朝から空きっ腹に入ったアルコールは頭の中をぐるんぐるん回り、代々木の商店街を僕はどうにか足を前に前にと進めながら歩いた。


いつも予備校の玄関口に座り、目に入っていたのが、大きな茶色のアメリカンバイクだった。

向かいのビルの脇に決まって停めてあり、その日の昼過ぎ、酔っ払った仲間とバイクに手をつけた。

とは言っても盗む訳でも傷付ける訳でもなく、ただ跨り、お互いポーズを決め写真を撮りあった。

そう、デジカメなんてなかった時代、毎日日記のように写るんですという名のインスタントカメラで何十枚と事あるごとに写真を撮った。

仲間と睨みを利かせた顔のアップ、彼女とのキスの写真、ひたすらその時の記憶を残すようにシャッターを押した。


バイクに跨っていると、不意に誰かに胸ぐらを掴まれた。


てめー、人様のバイクにどういうつもりだ!!えーっ?分かってやってんのか、この野郎。

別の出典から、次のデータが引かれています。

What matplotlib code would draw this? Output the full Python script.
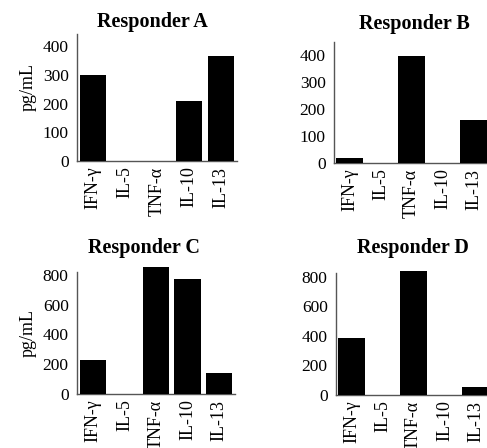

オールバックに決めた頭に白いTシャツ、色褪せたジーンズにブーツ姿。


名前は阿部ちゃん。

ビルの地下にある広島お好み焼き屋の従業員だった。

群馬の出身で、高校を出てからお好み焼き屋で働くこと14年。

Tシャツから覗いた腕は筋肉質で、僕はやり返そうと手を払い除けようとしたが、僕を睨む目の迫力に負けて、降参してしまった。


お前ら、店入れ。


そういうと阿部ちゃんは、階段を降りて店の扉を開けた。

僕らは黙ってついていくしかなかった。


お前ら、朝から酒なんて飲みやがって、あれか?大検の奴らか?

親から金出して貰って学校行かせて貰ってんのに、ロクでもねえぞ。


黙って頷くしかなかった。

済みませんでした。

誰となく、口をついて出た言葉。

黙々とキャベツの千切りをする阿部ちゃんを前に、働く大人を見せられた初めての瞬間だった。

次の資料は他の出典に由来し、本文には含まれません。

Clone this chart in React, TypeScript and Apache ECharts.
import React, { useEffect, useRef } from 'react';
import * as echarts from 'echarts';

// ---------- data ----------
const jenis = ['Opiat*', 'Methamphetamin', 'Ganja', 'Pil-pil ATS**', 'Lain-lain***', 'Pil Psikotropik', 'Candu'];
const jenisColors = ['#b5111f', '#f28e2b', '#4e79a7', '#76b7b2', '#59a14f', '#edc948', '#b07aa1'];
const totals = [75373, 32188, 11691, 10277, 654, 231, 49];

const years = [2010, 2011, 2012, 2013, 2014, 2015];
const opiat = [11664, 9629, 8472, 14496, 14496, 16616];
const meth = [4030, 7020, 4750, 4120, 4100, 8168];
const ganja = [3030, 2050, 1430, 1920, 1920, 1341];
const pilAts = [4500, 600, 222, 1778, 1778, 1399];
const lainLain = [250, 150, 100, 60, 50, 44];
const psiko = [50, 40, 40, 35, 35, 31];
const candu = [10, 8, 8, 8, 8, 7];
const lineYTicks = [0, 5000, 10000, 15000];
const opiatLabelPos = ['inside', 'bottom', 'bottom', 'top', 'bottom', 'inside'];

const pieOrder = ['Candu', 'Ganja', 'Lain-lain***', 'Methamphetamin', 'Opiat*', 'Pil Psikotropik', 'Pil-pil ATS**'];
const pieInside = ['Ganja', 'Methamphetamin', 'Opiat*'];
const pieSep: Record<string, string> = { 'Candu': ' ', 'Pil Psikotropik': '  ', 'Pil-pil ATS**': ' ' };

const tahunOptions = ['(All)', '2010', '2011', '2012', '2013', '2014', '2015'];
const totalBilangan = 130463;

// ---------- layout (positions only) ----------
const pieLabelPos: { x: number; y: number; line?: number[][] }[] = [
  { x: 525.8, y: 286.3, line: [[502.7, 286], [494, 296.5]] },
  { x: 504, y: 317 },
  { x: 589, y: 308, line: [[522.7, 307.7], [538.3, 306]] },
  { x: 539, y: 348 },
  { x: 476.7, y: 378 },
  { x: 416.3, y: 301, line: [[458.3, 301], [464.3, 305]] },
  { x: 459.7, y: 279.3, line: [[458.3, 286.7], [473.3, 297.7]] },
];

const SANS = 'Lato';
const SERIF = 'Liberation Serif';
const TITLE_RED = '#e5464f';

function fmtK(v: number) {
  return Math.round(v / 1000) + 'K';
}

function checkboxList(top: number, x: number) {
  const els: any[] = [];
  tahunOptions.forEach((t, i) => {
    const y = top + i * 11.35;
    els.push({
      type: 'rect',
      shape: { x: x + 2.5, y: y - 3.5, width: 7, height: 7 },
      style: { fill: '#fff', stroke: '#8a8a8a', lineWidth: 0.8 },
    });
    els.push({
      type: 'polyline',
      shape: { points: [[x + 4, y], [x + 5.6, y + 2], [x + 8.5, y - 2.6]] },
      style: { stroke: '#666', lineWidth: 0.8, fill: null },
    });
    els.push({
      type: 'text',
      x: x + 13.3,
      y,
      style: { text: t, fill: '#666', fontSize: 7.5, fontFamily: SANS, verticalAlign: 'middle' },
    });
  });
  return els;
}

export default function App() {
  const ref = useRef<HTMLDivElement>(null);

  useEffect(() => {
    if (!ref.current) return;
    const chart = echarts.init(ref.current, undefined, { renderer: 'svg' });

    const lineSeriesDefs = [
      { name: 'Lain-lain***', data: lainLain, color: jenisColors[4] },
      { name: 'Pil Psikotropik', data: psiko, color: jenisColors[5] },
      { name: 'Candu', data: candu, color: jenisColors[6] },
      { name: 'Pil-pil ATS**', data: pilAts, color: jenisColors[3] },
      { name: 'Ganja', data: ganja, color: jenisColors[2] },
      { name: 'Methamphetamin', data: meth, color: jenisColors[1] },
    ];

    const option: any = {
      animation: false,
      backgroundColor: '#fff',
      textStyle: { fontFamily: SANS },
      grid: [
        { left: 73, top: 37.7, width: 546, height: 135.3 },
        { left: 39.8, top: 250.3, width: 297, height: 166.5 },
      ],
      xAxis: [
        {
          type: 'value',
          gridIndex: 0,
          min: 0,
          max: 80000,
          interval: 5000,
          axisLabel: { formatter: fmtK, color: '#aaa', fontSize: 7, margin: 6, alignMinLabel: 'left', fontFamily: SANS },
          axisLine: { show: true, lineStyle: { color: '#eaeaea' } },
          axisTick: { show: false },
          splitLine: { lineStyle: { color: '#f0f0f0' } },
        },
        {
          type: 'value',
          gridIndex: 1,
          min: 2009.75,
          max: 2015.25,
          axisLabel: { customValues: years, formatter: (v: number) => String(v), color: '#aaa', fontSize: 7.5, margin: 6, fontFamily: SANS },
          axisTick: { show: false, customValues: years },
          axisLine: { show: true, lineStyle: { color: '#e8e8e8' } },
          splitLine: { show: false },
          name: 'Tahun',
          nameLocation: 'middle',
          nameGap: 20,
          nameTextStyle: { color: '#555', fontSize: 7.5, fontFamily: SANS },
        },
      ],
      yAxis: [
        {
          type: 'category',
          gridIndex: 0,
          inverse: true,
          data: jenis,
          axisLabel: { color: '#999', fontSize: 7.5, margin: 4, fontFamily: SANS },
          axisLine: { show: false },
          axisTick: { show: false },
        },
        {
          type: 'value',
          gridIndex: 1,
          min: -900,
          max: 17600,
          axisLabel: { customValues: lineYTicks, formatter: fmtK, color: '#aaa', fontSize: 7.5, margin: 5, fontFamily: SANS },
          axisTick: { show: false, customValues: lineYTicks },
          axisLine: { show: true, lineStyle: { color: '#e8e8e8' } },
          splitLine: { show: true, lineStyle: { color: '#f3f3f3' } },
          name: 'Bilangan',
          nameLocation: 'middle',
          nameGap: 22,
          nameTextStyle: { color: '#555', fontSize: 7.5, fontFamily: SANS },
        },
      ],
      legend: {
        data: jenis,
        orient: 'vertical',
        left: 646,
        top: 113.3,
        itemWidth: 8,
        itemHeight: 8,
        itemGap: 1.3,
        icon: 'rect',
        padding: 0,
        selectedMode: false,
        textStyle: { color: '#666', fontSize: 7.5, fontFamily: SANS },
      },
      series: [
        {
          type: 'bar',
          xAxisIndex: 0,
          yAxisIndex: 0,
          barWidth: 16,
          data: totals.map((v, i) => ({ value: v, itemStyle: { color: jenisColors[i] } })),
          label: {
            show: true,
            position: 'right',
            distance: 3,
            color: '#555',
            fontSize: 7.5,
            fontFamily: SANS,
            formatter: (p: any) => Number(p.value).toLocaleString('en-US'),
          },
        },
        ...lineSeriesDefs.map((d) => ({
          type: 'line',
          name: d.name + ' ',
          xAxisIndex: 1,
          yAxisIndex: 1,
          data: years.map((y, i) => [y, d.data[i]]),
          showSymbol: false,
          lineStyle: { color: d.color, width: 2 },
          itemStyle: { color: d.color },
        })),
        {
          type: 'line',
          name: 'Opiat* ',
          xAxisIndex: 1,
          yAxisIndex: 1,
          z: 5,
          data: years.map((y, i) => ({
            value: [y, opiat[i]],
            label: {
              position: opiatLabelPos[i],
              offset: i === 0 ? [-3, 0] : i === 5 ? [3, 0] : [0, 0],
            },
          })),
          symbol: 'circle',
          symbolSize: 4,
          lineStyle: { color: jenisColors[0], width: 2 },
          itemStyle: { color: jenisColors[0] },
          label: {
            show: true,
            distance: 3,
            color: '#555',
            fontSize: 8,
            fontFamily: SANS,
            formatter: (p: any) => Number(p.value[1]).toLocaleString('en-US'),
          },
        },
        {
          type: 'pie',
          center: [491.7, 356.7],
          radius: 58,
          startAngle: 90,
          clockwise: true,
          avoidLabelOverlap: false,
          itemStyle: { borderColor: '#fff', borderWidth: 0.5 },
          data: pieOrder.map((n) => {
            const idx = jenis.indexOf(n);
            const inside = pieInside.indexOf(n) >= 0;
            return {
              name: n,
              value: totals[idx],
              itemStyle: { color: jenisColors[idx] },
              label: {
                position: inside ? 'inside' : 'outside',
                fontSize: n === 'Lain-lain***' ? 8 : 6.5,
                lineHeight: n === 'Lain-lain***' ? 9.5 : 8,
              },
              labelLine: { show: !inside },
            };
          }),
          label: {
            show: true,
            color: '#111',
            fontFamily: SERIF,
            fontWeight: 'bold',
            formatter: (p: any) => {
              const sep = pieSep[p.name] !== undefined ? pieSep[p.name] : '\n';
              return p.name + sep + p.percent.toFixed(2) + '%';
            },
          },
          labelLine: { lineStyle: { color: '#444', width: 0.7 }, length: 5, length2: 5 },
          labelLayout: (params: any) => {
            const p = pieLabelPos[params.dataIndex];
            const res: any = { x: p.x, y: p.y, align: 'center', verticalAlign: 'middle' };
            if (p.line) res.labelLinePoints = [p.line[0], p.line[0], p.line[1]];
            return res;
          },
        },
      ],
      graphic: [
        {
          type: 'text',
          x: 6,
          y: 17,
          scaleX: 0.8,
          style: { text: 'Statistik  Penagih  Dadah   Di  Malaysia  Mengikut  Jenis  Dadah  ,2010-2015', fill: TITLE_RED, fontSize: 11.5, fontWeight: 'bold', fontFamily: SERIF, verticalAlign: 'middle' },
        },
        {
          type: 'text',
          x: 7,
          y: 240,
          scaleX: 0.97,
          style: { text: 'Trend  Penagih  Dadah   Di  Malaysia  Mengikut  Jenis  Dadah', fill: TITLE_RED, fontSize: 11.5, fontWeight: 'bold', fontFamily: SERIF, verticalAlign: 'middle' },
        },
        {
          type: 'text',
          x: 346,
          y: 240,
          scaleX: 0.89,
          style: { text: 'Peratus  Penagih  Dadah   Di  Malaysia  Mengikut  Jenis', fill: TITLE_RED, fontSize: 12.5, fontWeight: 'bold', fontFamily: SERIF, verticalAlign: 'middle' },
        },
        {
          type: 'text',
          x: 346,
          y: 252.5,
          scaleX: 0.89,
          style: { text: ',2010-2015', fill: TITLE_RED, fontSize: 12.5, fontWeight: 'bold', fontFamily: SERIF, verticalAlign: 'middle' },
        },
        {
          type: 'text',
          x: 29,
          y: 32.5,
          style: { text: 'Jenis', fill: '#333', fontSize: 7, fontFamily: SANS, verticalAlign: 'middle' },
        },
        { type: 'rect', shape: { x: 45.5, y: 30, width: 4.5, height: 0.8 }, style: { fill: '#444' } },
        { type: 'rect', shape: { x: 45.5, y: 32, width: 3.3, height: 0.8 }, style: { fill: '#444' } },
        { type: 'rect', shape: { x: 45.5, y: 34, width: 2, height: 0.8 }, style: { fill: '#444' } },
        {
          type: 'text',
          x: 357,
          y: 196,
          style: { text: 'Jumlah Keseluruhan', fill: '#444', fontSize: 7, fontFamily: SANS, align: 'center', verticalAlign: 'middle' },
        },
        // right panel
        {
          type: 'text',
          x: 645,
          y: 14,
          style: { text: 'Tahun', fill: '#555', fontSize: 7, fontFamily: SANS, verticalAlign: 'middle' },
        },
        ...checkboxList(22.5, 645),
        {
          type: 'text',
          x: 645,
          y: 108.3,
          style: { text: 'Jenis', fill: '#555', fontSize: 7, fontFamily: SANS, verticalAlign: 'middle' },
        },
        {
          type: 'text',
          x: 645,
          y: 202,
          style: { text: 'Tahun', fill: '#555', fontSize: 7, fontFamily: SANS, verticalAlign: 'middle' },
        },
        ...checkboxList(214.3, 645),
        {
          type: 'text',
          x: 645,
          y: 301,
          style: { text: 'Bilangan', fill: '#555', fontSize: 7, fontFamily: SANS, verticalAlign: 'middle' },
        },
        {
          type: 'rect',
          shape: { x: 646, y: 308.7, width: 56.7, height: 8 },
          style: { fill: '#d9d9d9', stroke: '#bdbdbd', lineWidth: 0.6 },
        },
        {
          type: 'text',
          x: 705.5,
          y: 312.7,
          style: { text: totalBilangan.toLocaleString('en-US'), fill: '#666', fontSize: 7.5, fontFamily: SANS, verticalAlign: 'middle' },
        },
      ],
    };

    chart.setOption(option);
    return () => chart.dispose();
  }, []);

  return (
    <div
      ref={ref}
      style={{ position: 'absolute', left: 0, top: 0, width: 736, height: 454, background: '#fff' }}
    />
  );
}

暫くすると、彼は笑顔になり、食ってけと広島焼きを焼いてくれた。

慣れた手つきで、カウンターにある鉄板に卵を2つ割り、それを鉄ベラで円を描くように伸ばした。

その横で刻んだキャベツと焼きそばを炒め、先に焼き始めていたクレープ状になった卵の上に載せた。

更に卵を2つ割り、さっきと同じようにクレープ状にし、キャベツと焼きそばの上に置いた。


手際よく用意された皿に出来上がった広島焼きを載せると、オタフクソースと青のりを振り掛けた。


食べていきな。


人数分のコーラと特大のお好み焼き。


その日僕らは初めて会い、怒鳴りつけてきた阿部ちゃんに、夢中で自分達のことを夕方まで店で話した。


勉強出来て、進路が選べるなんて自由でいーなぁ、お前ら。

笑いながら阿部ちゃんは言ってたけど、帰り際にいくらですか?と聞いた時には、んなもんいらねーから、また昼にでもいいから食べに来いよ、と言ってお金を僕らから受けとらなかった。


僕らはその翌日から阿部ちゃんに会いに毎日顔を出すようになった。

準備時間中、お好み焼きを焼く鉄板を油で磨き、毎晩、開店と同時に第一号の客に僕らはなった。


阿部ちゃんは、親がサラリーマンだった僕ら仲間に腕一本で働く姿を身近で見せてくれた初めての大人だった。